Following a meeting with Waterford Oireachtas members and a selection of its members, Waterford Chamber has reconfirmed its commitment to the process of securing a Technological University of the South East.
During the two hour meeting, the elected officials heard from business representatives from various sectors and were also afforded the opportunity to address the concerns raised.
According to Gerald Hurley, CEO of Waterford Chamber, what was clear from the robust discussion was the desire to get the Technological University over the line and to move forward to the application stage now with a renewed sense of positivity.
“Recent rhetoric around the headquarters is not helping the situation from a national perspective. Our Oireachtas members were very clear on a number of things, mainly that talk of a stand alone University was futile. The only option on the table is a regional Technological University and our efforts have to go into achieving this with the best possible outcome for Waterford.
“The Tanaiste has reiterated his preference for Waterford as the leading campus. It is in the Programme for Government and our speculation is only adding fuel to a fire that is only stemming from Waterford. It’s not helping and has to stop.
“What is encouraging is that the expected political point scoring has been parked on this issue.

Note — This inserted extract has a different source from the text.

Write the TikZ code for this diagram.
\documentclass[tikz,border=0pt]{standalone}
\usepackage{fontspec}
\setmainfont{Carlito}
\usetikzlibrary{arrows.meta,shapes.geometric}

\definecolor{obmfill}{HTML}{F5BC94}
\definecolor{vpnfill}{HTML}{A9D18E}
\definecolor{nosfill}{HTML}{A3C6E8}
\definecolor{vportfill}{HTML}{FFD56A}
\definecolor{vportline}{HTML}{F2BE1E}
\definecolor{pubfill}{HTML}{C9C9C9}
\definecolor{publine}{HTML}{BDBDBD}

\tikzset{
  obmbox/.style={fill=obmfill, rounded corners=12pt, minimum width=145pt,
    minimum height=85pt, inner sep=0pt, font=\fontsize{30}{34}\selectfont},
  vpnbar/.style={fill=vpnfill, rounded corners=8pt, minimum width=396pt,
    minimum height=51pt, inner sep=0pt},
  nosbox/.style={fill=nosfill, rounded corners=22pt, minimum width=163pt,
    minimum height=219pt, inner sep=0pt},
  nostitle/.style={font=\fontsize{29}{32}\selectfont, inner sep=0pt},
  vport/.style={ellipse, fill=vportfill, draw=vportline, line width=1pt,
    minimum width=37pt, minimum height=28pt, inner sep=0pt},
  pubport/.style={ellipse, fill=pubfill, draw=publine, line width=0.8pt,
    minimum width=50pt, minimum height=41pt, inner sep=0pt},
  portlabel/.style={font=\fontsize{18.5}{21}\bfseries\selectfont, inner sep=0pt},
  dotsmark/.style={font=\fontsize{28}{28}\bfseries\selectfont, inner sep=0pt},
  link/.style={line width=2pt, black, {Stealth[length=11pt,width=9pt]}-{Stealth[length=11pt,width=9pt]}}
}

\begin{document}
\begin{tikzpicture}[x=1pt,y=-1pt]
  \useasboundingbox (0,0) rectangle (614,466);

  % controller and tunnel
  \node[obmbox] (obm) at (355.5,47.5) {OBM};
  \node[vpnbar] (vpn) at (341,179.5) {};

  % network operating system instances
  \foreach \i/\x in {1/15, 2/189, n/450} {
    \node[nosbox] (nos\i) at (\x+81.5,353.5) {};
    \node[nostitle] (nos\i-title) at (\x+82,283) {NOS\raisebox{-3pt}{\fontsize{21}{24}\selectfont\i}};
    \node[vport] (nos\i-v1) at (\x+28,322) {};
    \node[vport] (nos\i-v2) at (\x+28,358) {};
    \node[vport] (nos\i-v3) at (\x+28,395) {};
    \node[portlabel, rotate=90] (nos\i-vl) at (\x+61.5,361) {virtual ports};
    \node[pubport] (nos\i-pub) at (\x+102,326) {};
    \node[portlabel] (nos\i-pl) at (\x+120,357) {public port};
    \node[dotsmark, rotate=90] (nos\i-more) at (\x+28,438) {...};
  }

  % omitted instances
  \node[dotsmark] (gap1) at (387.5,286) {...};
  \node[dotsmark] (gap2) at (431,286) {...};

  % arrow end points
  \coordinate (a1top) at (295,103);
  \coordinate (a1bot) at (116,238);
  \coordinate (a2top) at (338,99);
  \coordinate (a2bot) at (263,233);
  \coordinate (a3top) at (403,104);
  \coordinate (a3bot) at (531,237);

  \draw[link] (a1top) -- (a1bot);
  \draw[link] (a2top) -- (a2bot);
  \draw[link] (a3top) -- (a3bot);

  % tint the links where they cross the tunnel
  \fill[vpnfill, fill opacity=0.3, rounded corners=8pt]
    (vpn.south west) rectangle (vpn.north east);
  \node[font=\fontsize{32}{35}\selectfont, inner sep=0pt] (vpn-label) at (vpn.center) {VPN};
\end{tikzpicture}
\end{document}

All of our Oireachtas members are united in their desire to deliver a Technological University for Waterford and are collectively and independently making representation to Government. We now need to trust in the process and send a message to Government that Waterford confirms its support for the TU as outlined in Project Ireland 2040 and the Regional & Economic Spatial Strategy.

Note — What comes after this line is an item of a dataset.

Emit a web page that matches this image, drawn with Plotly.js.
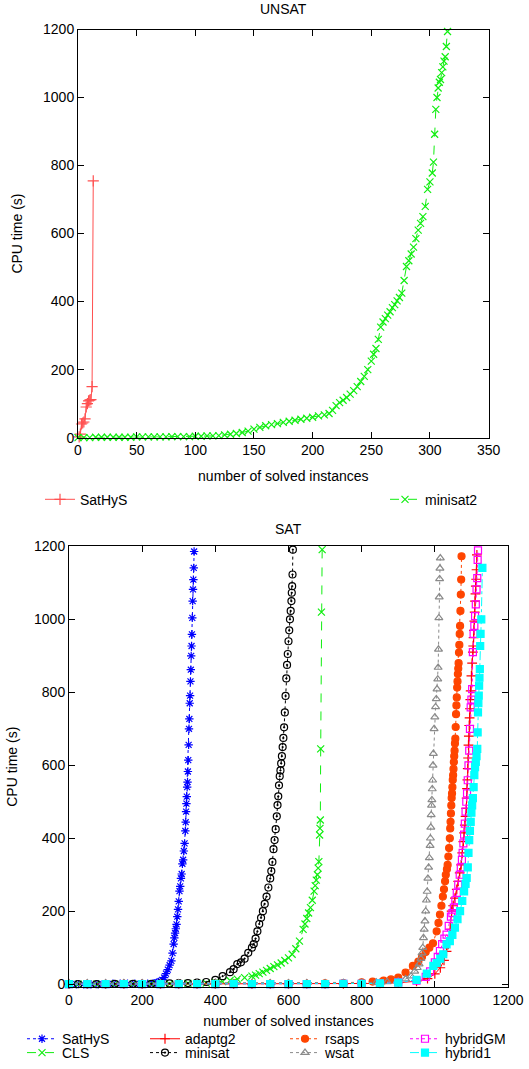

“Over the past number of months Waterford Chamber has had frequent correspondence and meetings with Minister Harris and even last week, he wrote to us to clarify a number of points we had addressed.

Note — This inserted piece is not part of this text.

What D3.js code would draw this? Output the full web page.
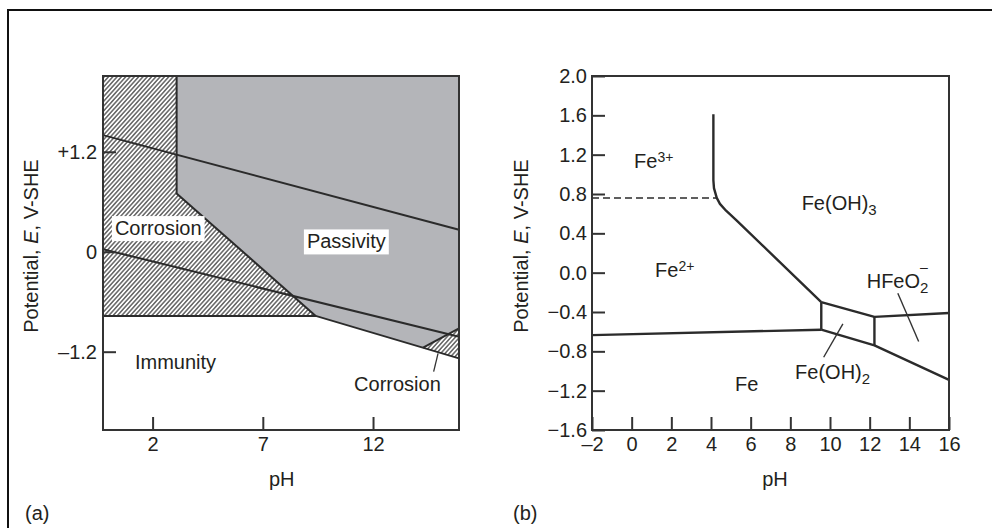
<!DOCTYPE html>
<html>
<head>
<meta charset="utf-8">
<script src="https://cdn.jsdelivr.net/npm/d3@7"></script>
<style>
  body { margin: 0; background: #fff; }
  text { font-family: "Liberation Sans", Arial, sans-serif; fill: #231f20; }
</style>
</head>
<body>
<div id="chart"></div>
<script>
// ---- panel (a) data: simplified Pourbaix diagram (pH, E in V-SHE)
var phTicksA = [2, 7, 12];
var eTicksA = [1.2, 0, -1.2];
var eTickLabelsA = ["+1.2", "0", "\u20131.2"];
var passivityRegion = [[3.09, 2.11], [3.09, 0.70], [9.4, -0.77], [14.27, -1.15], [15.9, -0.92], [15.9, 2.11]];
var corrosionLeft = [[-0.25, 2.11], [3.09, 2.11], [3.09, 0.70], [9.4, -0.77], [-0.25, -0.77]];
var corrosionRight = [[14.27, -1.15], [15.9, -0.92], [15.9, -1.28]];
var oxygenLineA = [[-0.25, 1.40], [15.9, 0.265]];
var hydrogenLineA = [[-0.25, 0.03], [15.9, -1.02]];
var passiveEdgeA = [[3.09, 2.11], [3.09, 0.70], [9.4, -0.77]];
var immunityEdgeA = [[-0.25, -0.77], [9.4, -0.77], [15.9, -1.28]];
var rightHatchEdgeA = [[14.27, -1.15], [15.9, -0.92]];
var pointerA = [[14.95, -1.22], [14.75, -1.44]];
var labelsA = [
  {text: "Corrosion", ph: 0.29, e: 0.20, box: true},
  {text: "Passivity", ph: 9.0, e: 0.04, box: true},
  {text: "Immunity", ph: 1.2, e: -1.41},
  {text: "Corrosion", ph: 11.14, e: -1.67}
];

// ---- panel (b) data: Fe-H2O Pourbaix diagram
var phTicksB = [-2, 0, 2, 4, 6, 8, 10, 12, 14, 16];
var eTicksB = [2.0, 1.6, 1.2, 0.8, 0.4, 0.0, -0.4, -0.8, -1.2, -1.6];
var fe3Boundary = [[4.12, 1.61], [4.12, 0.94], [4.15, 0.86], [4.29, 0.76], [4.45, 0.70], [4.76, 0.63], [5.30, 0.53], [9.56, -0.30]];
var fe3fe2Dashed = [[-2, 0.76], [4.29, 0.76]];
var fe2FeLine = [[-2, -0.635], [9.56, -0.58]];
var hydroxideUpper = [[9.56, -0.30], [12.24, -0.45], [16, -0.41]];
var hydroxideLower = [[9.56, -0.58], [12.24, -0.74], [16, -1.09]];
var hydroxideLeft = [[9.56, -0.30], [9.56, -0.58]];
var hydroxideRight = [[12.24, -0.45], [12.24, -0.74]];
var pointerHFeO2 = [[13.42, -0.21], [14.47, -0.70]];
var pointerFeOH2 = [[10.65, -0.52], [9.68, -0.86]];

var fontSize = 20;

var svg = d3.select("#chart")
  .append("svg")
    .attr("width", 992)
    .attr("height", 528);

// hatch pattern
var defs = svg.append("defs");
defs.append("pattern")
    .attr("id", "hatch")
    .attr("patternUnits", "userSpaceOnUse")
    .attr("width", 3.2)
    .attr("height", 3.2)
    .attr("patternTransform", "rotate(42)")
  .append("line")
    .attr("x1", 0.8).attr("y1", 0)
    .attr("x2", 0.8).attr("y2", 3.2)
    .attr("stroke", "#2a2a2a")
    .attr("stroke-width", 1.1);

// outer frame (top and left only)
svg.append("path")
    .attr("d", "M8,528V10H992")
    .attr("fill", "none")
    .attr("stroke", "#111")
    .attr("stroke-width", 2);

// ---------------- panel (a)
var xA = d3.scaleLinear().domain([-0.25, 15.9]).range([103, 459]);
var yA = d3.scaleLinear().domain([-2.14, 2.11]).range([430, 76]);
var lineA = d3.line().x(function(d) { return xA(d[0]); }).y(function(d) { return yA(d[1]); });

var gA = svg.append("g");

gA.append("path").datum(passivityRegion)
    .attr("d", function(d) { return lineA(d) + "Z"; })
    .attr("fill", "#b4b5b9");
gA.append("path").datum(corrosionLeft)
    .attr("d", function(d) { return lineA(d) + "Z"; })
    .attr("fill", "url(#hatch)");
gA.append("path").datum(corrosionRight)
    .attr("d", function(d) { return lineA(d) + "Z"; })
    .attr("fill", "url(#hatch)");

[oxygenLineA, hydrogenLineA, passiveEdgeA, immunityEdgeA, rightHatchEdgeA].forEach(function(l) {
  gA.append("path").datum(l)
    .attr("d", lineA)
    .attr("fill", "none")
    .attr("stroke", "#2b2b2b")
    .attr("stroke-width", 2);
});
gA.append("path").datum(pointerA)
    .attr("d", lineA)
    .attr("fill", "none")
    .attr("stroke", "#333")
    .attr("stroke-width", 1.3);

// frame
gA.append("rect")
    .attr("x", xA.range()[0]).attr("y", yA.range()[1])
    .attr("width", xA.range()[1] - xA.range()[0])
    .attr("height", yA.range()[0] - yA.range()[1])
    .attr("fill", "none")
    .attr("stroke", "#333")
    .attr("stroke-width", 2);

// axes with inward ticks
gA.append("g")
    .attr("transform", "translate(0," + yA.range()[0] + ")")
    .style("font-size", fontSize + "px")
    .call(d3.axisBottom(xA).tickValues(phTicksA).tickSizeInner(-13).tickSizeOuter(0).tickPadding(7))
    .call(function(g) { g.select(".domain").remove(); })
    .call(function(g) { g.selectAll("line").attr("stroke", "#333").attr("stroke-width", 2); })
    .call(function(g) { g.selectAll("text").attr("fill", "#231f20").style("font-family", "Liberation Sans, Arial, sans-serif"); });

gA.append("g")
    .attr("transform", "translate(" + xA.range()[0] + ",0)")
    .style("font-size", fontSize + "px")
    .call(d3.axisLeft(yA).tickValues(eTicksA).tickFormat(function(d, i) { return eTickLabelsA[i]; })
      .tickSizeInner(-13).tickSizeOuter(0).tickPadding(6))
    .call(function(g) { g.select(".domain").remove(); })
    .call(function(g) { g.selectAll("line").attr("stroke", "#333").attr("stroke-width", 2); })
    .call(function(g) { g.selectAll("text").attr("fill", "#231f20").style("font-family", "Liberation Sans, Arial, sans-serif"); });

// region labels
labelsA.forEach(function(l) {
  var t = gA.append("text")
    .attr("x", xA(l.ph))
    .attr("y", yA(l.e))
    .style("font-size", fontSize + "px")
    .text(l.text);
  if (l.box) {
    var bb = t.node().getBBox();
    gA.insert("rect", function() { return t.node(); })
      .attr("x", bb.x - 3).attr("y", bb.y - 1)
      .attr("width", bb.width + 6).attr("height", bb.height + 3)
      .attr("fill", "#fff");
  }
});

gA.append("text")
    .attr("x", 281.7).attr("y", 486)
    .attr("text-anchor", "middle")
    .style("font-size", fontSize + "px")
    .text("pH");
gA.append("text")
    .attr("x", 25).attr("y", 520)
    .style("font-size", fontSize + "px")
    .text("(a)");

function yLabel(g, x) {
  var t = g.append("text")
    .attr("transform", "translate(" + x + ",246) rotate(-90)")
    .attr("text-anchor", "middle")
    .style("font-size", fontSize + "px");
  t.append("tspan").text("Potential, ");
  t.append("tspan").style("font-style", "italic").text("E");
  t.append("tspan").text(", V-SHE");
}
yLabel(gA, 38);

// ---------------- panel (b)
var xB = d3.scaleLinear().domain([-2, 16]).range([592, 949]);
var yB = d3.scaleLinear().domain([-1.6, 2.0]).range([430, 76]);
var lineB = d3.line().x(function(d) { return xB(d[0]); }).y(function(d) { return yB(d[1]); });

var gB = svg.append("g");

[fe3Boundary, fe2FeLine, hydroxideUpper, hydroxideLower, hydroxideLeft, hydroxideRight].forEach(function(l) {
  gB.append("path").datum(l)
    .attr("d", lineB)
    .attr("fill", "none")
    .attr("stroke", "#2b2b2b")
    .attr("stroke-width", 2.4)
    .attr("stroke-linejoin", "round");
});
gB.append("path").datum(fe3fe2Dashed)
    .attr("d", lineB)
    .attr("fill", "none")
    .attr("stroke", "#2b2b2b")
    .attr("stroke-width", 1.5)
    .attr("stroke-dasharray", "7,4");
[pointerHFeO2, pointerFeOH2].forEach(function(l) {
  gB.append("path").datum(l)
    .attr("d", lineB)
    .attr("fill", "none")
    .attr("stroke", "#333")
    .attr("stroke-width", 1.4);
});

gB.append("rect")
    .attr("x", xB.range()[0]).attr("y", yB.range()[1])
    .attr("width", xB.range()[1] - xB.range()[0])
    .attr("height", yB.range()[0] - yB.range()[1])
    .attr("fill", "none")
    .attr("stroke", "#333")
    .attr("stroke-width", 2);

var fmtMinus = function(s) { return s.replace("-", "\u2013"); };

gB.append("g")
    .attr("transform", "translate(0," + yB.range()[0] + ")")
    .style("font-size", fontSize + "px")
    .call(d3.axisBottom(xB).tickValues(phTicksB).tickFormat(function(d) { return fmtMinus(String(d)); })
      .tickSizeInner(-13).tickSizeOuter(0).tickPadding(7))
    .call(function(g) { g.select(".domain").remove(); })
    .call(function(g) { g.selectAll("line").attr("stroke", "#333").attr("stroke-width", 2); })
    .call(function(g) { g.selectAll("text").attr("fill", "#231f20").style("font-family", "Liberation Sans, Arial, sans-serif"); });

gB.append("g")
    .attr("transform", "translate(" + xB.range()[0] + ",0)")
    .style("font-size", fontSize + "px")
    .call(d3.axisLeft(yB).tickValues(eTicksB).tickFormat(function(d) { return fmtMinus(d3.format(".1f")(d)); })
      .tickSizeInner(-13).tickSizeOuter(0).tickPadding(5))
    .call(function(g) { g.select(".domain").remove(); })
    .call(function(g) { g.selectAll("line").attr("stroke", "#333").attr("stroke-width", 2); })
    .call(function(g) { g.selectAll("text").attr("fill", "#231f20").style("font-family", "Liberation Sans, Arial, sans-serif"); });

// species labels
function species(ph, e, parts) {
  var t = gB.append("text")
    .attr("x", xB(ph)).attr("y", yB(e))
    .style("font-size", fontSize + "px");
  parts.forEach(function(p) {
    var s = t.append("tspan").text(p.t);
    if (p.sup) s.style("font-size", "14px").attr("dy", -6);
    if (p.sub) s.style("font-size", "15px").attr("dy", 5);
    if (p.dx) s.attr("dx", p.dx);
    if (p.dy !== undefined) s.attr("dy", p.dy);
  });
  return t;
}
species(0.12, 1.06, [{t: "Fe"}, {t: "3+", sup: true}]);
species(1.18, -0.04, [{t: "Fe"}, {t: "2+", sup: true}]);
species(8.57, 0.64, [{t: "Fe(OH)"}, {t: "3", sub: true}]);
species(11.85, -0.16, [{t: "HFeO"}, {t: "2", sub: true}, {t: "\u2013", sup: true, dx: -8.5, dy: -21}]);
species(8.24, -1.08, [{t: "Fe(OH)"}, {t: "2", sub: true}]);
species(5.21, -1.20, [{t: "Fe"}]);

gB.append("text")
    .attr("x", 775).attr("y", 486)
    .attr("text-anchor", "middle")
    .style("font-size", fontSize + "px")
    .text("pH");
gB.append("text")
    .attr("x", 513).attr("y", 520)
    .style("font-size", fontSize + "px")
    .text("(b)");
yLabel(gB, 528);
</script>
</body>
</html>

“In it he stated: ‘Commentary regarding Kilkenny in recent weeks is misleading. I am not aware of any such plans for a headquarters in Kilkenny. Such conjecture, at this critical stage in the development process or, indeed, at any stage, is divisive and counterproductive. TUs can only come into being in the first place and prosper thereafter if all parties come together and work together. At this critical time, our concentration must be on getting the application in and over the line.’
“He went on to add: ‘I want to see the footprint in Waterford expanded and capital will be forthcoming to facilitate that. Normal business plans and appraisal processes need to be gone through. This is an opportunity to significantly expand the footprint in Waterford. That will include more students and investment, and a wider availability of courses. That is what I want to see for Waterford and the new technological university for the South East.’
“As a business community we now need to get behind this process and our Oireachtas members were very clear in saying having such support is hugely important and we are encouraging all our members to get on board.
“So to clarify where we are at right now – in the coming weeks there will be a vote of staff in both institutes to ascertain their support for the merger. If that is passed, WIT and IT Carlow will then submit an application on March 28th. That will go to an international panel who will assess the metrics. If they approve the application, it will then we up to the Government to designate the institutes as a Technological University commencing January 1st.
“From there a legal entity will be formed and a Board of Governance appointed. After nearly 50 years, this is now within our grasps within a ten month timeframe. Let’s move forward now as a collective and ensure delivery.”